── Given data

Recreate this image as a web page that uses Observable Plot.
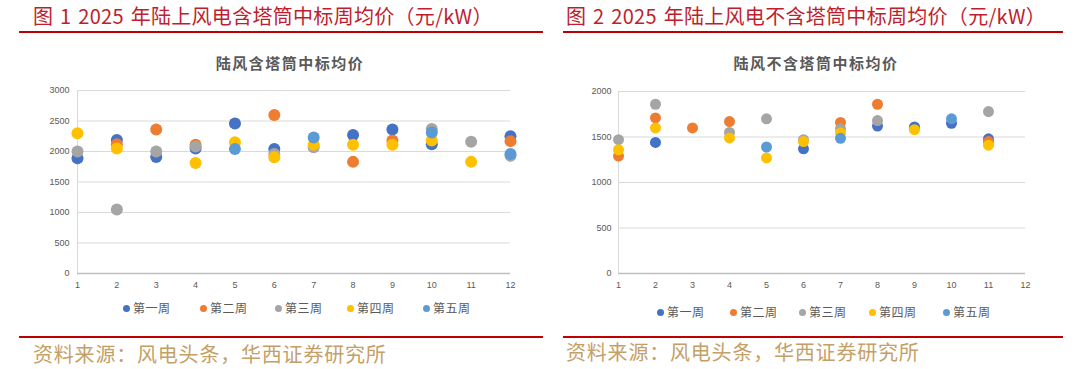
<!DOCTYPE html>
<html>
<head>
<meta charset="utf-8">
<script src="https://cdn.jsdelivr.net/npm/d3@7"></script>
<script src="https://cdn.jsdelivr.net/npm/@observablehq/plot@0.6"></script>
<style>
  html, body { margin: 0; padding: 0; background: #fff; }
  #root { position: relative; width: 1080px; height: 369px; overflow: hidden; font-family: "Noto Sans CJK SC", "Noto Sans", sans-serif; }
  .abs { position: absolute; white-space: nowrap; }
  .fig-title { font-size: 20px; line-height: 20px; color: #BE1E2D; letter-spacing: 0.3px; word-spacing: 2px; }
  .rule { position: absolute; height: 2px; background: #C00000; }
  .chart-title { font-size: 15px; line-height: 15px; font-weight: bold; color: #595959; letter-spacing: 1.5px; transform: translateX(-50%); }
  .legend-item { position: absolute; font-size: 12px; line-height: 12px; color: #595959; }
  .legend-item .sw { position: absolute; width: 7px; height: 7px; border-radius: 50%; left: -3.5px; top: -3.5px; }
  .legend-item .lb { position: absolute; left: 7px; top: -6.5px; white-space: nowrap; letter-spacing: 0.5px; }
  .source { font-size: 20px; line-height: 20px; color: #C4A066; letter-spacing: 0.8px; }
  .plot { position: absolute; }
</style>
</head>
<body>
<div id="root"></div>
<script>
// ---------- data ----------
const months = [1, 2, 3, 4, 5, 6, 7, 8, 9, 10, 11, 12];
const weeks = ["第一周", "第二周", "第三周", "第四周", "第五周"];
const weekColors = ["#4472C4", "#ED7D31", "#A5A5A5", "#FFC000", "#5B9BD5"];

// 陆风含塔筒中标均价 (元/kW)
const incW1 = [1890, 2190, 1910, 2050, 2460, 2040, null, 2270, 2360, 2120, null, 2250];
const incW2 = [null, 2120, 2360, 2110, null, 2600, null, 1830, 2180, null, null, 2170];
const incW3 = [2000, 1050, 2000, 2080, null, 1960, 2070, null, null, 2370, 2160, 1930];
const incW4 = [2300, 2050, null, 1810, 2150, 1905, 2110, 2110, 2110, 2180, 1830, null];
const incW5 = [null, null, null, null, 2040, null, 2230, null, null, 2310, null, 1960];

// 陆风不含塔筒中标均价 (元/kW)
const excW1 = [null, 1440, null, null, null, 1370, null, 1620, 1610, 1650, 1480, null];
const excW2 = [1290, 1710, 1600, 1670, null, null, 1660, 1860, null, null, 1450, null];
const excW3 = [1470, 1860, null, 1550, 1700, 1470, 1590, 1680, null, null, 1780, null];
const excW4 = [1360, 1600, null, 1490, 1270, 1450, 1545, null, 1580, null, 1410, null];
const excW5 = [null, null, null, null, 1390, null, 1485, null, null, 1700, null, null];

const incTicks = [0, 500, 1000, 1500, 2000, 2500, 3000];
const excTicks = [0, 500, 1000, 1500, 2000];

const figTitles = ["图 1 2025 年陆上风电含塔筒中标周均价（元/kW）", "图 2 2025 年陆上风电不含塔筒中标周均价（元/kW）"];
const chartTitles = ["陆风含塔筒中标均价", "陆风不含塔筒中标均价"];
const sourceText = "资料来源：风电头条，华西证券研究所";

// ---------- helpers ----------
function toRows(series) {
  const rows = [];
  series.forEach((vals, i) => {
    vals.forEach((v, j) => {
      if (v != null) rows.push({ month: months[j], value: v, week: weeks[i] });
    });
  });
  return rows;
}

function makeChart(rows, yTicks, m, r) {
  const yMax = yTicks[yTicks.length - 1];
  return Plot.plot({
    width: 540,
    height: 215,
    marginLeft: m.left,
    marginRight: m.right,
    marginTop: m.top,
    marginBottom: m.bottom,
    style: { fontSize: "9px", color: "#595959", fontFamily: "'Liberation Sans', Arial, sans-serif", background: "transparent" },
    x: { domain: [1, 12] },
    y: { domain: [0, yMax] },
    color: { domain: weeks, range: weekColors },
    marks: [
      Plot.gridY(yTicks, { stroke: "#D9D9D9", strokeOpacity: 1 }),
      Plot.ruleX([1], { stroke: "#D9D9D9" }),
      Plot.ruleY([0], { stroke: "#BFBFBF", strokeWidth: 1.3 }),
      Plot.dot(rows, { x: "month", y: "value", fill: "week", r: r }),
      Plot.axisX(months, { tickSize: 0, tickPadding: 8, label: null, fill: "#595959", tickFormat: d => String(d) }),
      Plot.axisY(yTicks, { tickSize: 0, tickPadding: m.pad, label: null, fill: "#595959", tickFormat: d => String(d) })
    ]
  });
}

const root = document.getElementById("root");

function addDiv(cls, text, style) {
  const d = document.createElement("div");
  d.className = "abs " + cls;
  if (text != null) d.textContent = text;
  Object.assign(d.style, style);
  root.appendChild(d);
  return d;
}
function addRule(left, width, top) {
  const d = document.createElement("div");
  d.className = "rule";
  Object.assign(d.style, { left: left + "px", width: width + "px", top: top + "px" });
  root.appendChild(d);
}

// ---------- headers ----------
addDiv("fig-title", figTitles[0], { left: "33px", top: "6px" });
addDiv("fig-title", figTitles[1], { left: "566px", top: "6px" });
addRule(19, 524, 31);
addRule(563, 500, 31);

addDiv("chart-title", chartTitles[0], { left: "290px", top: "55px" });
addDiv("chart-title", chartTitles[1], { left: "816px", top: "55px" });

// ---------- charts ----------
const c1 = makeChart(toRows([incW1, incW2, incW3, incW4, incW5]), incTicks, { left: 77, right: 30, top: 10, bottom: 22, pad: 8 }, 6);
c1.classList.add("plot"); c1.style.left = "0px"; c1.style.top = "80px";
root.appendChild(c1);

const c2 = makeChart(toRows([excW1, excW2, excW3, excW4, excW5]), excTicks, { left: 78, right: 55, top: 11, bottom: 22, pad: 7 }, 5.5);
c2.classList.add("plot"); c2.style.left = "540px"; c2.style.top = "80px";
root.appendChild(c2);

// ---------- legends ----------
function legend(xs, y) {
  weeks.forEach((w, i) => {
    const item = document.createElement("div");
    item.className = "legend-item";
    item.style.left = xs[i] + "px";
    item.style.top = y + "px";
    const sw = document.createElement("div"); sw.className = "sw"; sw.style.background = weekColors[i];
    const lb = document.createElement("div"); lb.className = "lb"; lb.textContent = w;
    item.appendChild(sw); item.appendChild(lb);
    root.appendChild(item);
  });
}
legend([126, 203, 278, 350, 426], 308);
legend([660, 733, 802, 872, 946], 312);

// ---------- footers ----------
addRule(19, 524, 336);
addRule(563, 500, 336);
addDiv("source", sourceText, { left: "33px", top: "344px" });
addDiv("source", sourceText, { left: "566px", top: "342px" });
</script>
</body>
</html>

────

• [Your instructions]
Omit the pictures, and quote the material above exactly as given.

• [The result]
Recreate this image as a web page that uses Observable Plot.
<!DOCTYPE html>
<html>
<head>
<meta charset="utf-8">
<script src="https://cdn.jsdelivr.net/npm/d3@7"></script>
<script src="https://cdn.jsdelivr.net/npm/@observablehq/plot@0.6"></script>
<style>
  html, body { margin: 0; padding: 0; background: #fff; }
  #root { position: relative; width: 1080px; height: 369px; overflow: hidden; font-family: "Noto Sans CJK SC", "Noto Sans", sans-serif; }
  .abs { position: absolute; white-space: nowrap; }
  .fig-title { font-size: 20px; line-height: 20px; color: #BE1E2D; letter-spacing: 0.3px; word-spacing: 2px; }
  .rule { position: absolute; height: 2px; background: #C00000; }
  .chart-title { font-size: 15px; line-height: 15px; font-weight: bold; color: #595959; letter-spacing: 1.5px; transform: translateX(-50%); }
  .legend-item { position: absolute; font-size: 12px; line-height: 12px; color: #595959; }
  .legend-item .sw { position: absolute; width: 7px; height: 7px; border-radius: 50%; left: -3.5px; top: -3.5px; }
  .legend-item .lb { position: absolute; left: 7px; top: -6.5px; white-space: nowrap; letter-spacing: 0.5px; }
  .source { font-size: 20px; line-height: 20px; color: #C4A066; letter-spacing: 0.8px; }
  .plot { position: absolute; }
</style>
</head>
<body>
<div id="root"></div>
<script>
// ---------- data ----------
const months = [1, 2, 3, 4, 5, 6, 7, 8, 9, 10, 11, 12];
const weeks = ["第一周", "第二周", "第三周", "第四周", "第五周"];
const weekColors = ["#4472C4", "#ED7D31", "#A5A5A5", "#FFC000", "#5B9BD5"];

// 陆风含塔筒中标均价 (元/kW)
const incW1 = [1890, 2190, 1910, 2050, 2460, 2040, null, 2270, 2360, 2120, null, 2250];
const incW2 = [null, 2120, 2360, 2110, null, 2600, null, 1830, 2180, null, null, 2170];
const incW3 = [2000, 1050, 2000, 2080, null, 1960, 2070, null, null, 2370, 2160, 1930];
const incW4 = [2300, 2050, null, 1810, 2150, 1905, 2110, 2110, 2110, 2180, 1830, null];
const incW5 = [null, null, null, null, 2040, null, 2230, null, null, 2310, null, 1960];

// 陆风不含塔筒中标均价 (元/kW)
const excW1 = [null, 1440, null, null, null, 1370, null, 1620, 1610, 1650, 1480, null];
const excW2 = [1290, 1710, 1600, 1670, null, null, 1660, 1860, null, null, 1450, null];
const excW3 = [1470, 1860, null, 1550, 1700, 1470, 1590, 1680, null, null, 1780, null];
const excW4 = [1360, 1600, null, 1490, 1270, 1450, 1545, null, 1580, null, 1410, null];
const excW5 = [null, null, null, null, 1390, null, 1485, null, null, 1700, null, null];

const incTicks = [0, 500, 1000, 1500, 2000, 2500, 3000];
const excTicks = [0, 500, 1000, 1500, 2000];

const figTitles = ["图 1 2025 年陆上风电含塔筒中标周均价（元/kW）", "图 2 2025 年陆上风电不含塔筒中标周均价（元/kW）"];
const chartTitles = ["陆风含塔筒中标均价", "陆风不含塔筒中标均价"];
const sourceText = "资料来源：风电头条，华西证券研究所";

// ---------- helpers ----------
function toRows(series) {
  const rows = [];
  series.forEach((vals, i) => {
    vals.forEach((v, j) => {
      if (v != null) rows.push({ month: months[j], value: v, week: weeks[i] });
    });
  });
  return rows;
}

function makeChart(rows, yTicks, m, r) {
  const yMax = yTicks[yTicks.length - 1];
  return Plot.plot({
    width: 540,
    height: 215,
    marginLeft: m.left,
    marginRight: m.right,
    marginTop: m.top,
    marginBottom: m.bottom,
    style: { fontSize: "9px", color: "#595959", fontFamily: "'Liberation Sans', Arial, sans-serif", background: "transparent" },
    x: { domain: [1, 12] },
    y: { domain: [0, yMax] },
    color: { domain: weeks, range: weekColors },
    marks: [
      Plot.gridY(yTicks, { stroke: "#D9D9D9", strokeOpacity: 1 }),
      Plot.ruleX([1], { stroke: "#D9D9D9" }),
      Plot.ruleY([0], { stroke: "#BFBFBF", strokeWidth: 1.3 }),
      Plot.dot(rows, { x: "month", y: "value", fill: "week", r: r }),
      Plot.axisX(months, { tickSize: 0, tickPadding: 8, label: null, fill: "#595959", tickFormat: d => String(d) }),
      Plot.axisY(yTicks, { tickSize: 0, tickPadding: m.pad, label: null, fill: "#595959", tickFormat: d => String(d) })
    ]
  });
}

const root = document.getElementById("root");

function addDiv(cls, text, style) {
  const d = document.createElement("div");
  d.className = "abs " + cls;
  if (text != null) d.textContent = text;
  Object.assign(d.style, style);
  root.appendChild(d);
  return d;
}
function addRule(left, width, top) {
  const d = document.createElement("div");
  d.className = "rule";
  Object.assign(d.style, { left: left + "px", width: width + "px", top: top + "px" });
  root.appendChild(d);
}

// ---------- headers ----------
addDiv("fig-title", figTitles[0], { left: "33px", top: "6px" });
addDiv("fig-title", figTitles[1], { left: "566px", top: "6px" });
addRule(19, 524, 31);
addRule(563, 500, 31);

addDiv("chart-title", chartTitles[0], { left: "290px", top: "55px" });
addDiv("chart-title", chartTitles[1], { left: "816px", top: "55px" });

// ---------- charts ----------
const c1 = makeChart(toRows([incW1, incW2, incW3, incW4, incW5]), incTicks, { left: 77, right: 30, top: 10, bottom: 22, pad: 8 }, 6);
c1.classList.add("plot"); c1.style.left = "0px"; c1.style.top = "80px";
root.appendChild(c1);

const c2 = makeChart(toRows([excW1, excW2, excW3, excW4, excW5]), excTicks, { left: 78, right: 55, top: 11, bottom: 22, pad: 7 }, 5.5);
c2.classList.add("plot"); c2.style.left = "540px"; c2.style.top = "80px";
root.appendChild(c2);

// ---------- legends ----------
function legend(xs, y) {
  weeks.forEach((w, i) => {
    const item = document.createElement("div");
    item.className = "legend-item";
    item.style.left = xs[i] + "px";
    item.style.top = y + "px";
    const sw = document.createElement("div"); sw.className = "sw"; sw.style.background = weekColors[i];
    const lb = document.createElement("div"); lb.className = "lb"; lb.textContent = w;
    item.appendChild(sw); item.appendChild(lb);
    root.appendChild(item);
  });
}
legend([126, 203, 278, 350, 426], 308);
legend([660, 733, 802, 872, 946], 312);

// ---------- footers ----------
addRule(19, 524, 336);
addRule(563, 500, 336);
addDiv("source", sourceText, { left: "33px", top: "344px" });
addDiv("source", sourceText, { left: "566px", top: "342px" });
</script>
</body>
</html>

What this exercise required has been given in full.